U of M researchers receive NSF grant to study automated shared vehicles

automated bus

With a new $1.75 million grant from the National Science Foundation (NSF), U of M researchers will focus on a critical challenge—how to leverage the emergence of automated vehicles (AVs) to rethink and redesign future transportation services and enable smart, connected communities where everyone benefits.

The three-year project, titled Leveraging Autonomous Shared Vehicles for Greater Community Health, Equity, Livability, and Prosperity (HELP), is one of 13 projects to receive an award as part of the NSF’s Smart & Connected Communities grant program this year.

Led by computer science professor Zhi-Li Zhang, the transdisciplinary project team includes five CTS scholars: Saif Benjaafar, industrial and systems engineering professor and director of the U’s Initiative on the Sharing Economy; Frank Douma, director of the State and Local Policy Program, Humphrey School of Public Affairs; Yingling Fan, Humphrey School professor; Tom Fisher, director of the Minnesota Design Center; and Alireza Khani, civil, environmental, and geo-engineering assistant professor.

The research envisions an ambitious “smart cloud commuting system” based on giant pools of shared AVs. “These smart cloud commuting systems have the potential to bring about far-reaching societal changes,” Zhang says.

“Using AVs in this way will provide inexpensive mobility services to all people, especially people with socioeconomic disadvantages,” Benjaafar says. “A system like this would help build stronger family and community ties, and boost economic productivity and equity by mitigating or removing mobility constraints.”

home and city internet connection
Photo: Shutterstock

The researchers say the work will also include collaborators from across the state, with the aim of building stronger, smarter communities.

“The research will draw on innovative mobility field experiments under way in the Twin Cities region and will collaborate with several public, private, and civil society partners,” Fisher says. “These partners will include the cities of Minneapolis and Saint Paul, the Destination Medical Center in Rochester, the Minnesota Department of Transportation, the Metropolitan Council, and Metro Transit to design, plan, and analyze a shared AV system for greater community health, equity, livability, and prosperity.”

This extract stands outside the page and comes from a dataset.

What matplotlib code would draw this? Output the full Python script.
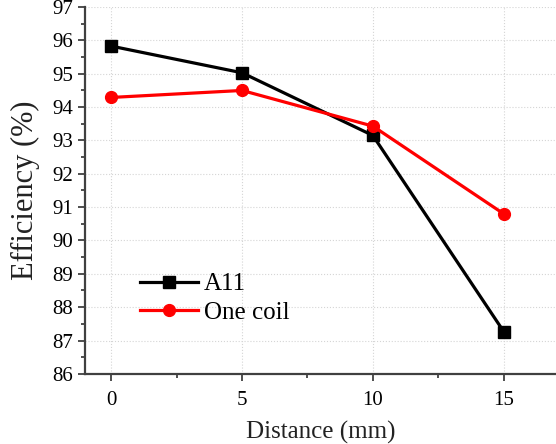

As part of the project, the research team will:

  • Study the feasibility, economic viability, and architectural and operational designs of the envisioned smart cloud commuting system.
  • Quantify system efficiency gains that can be attained from the intelligent control of AVs as well as from ride-sharing and smart trip scheduling of users.
  • Develop optimization models and algorithms that account for essential tradeoffs, including cost, quality of service, and congestion in deciding how best to deploy AVs geographically and temporally.
  • Investigate using economic models and likely scenarios of vehicle ownership and market structures to study the impact of each scenario on traffic measures including vehicle ownership and traffic volumes.
  • Understand the social impacts of AVs on diverse populations and the effects they will have on land use and urban design as well as on economic opportunities in disadvantaged communities.

Ultimately, the project will result in policy recommendations, design guidelines, and quantitative analysis.

“We’re hoping that our work can inform local and statewide decision making for our cities and communities,” Fan says.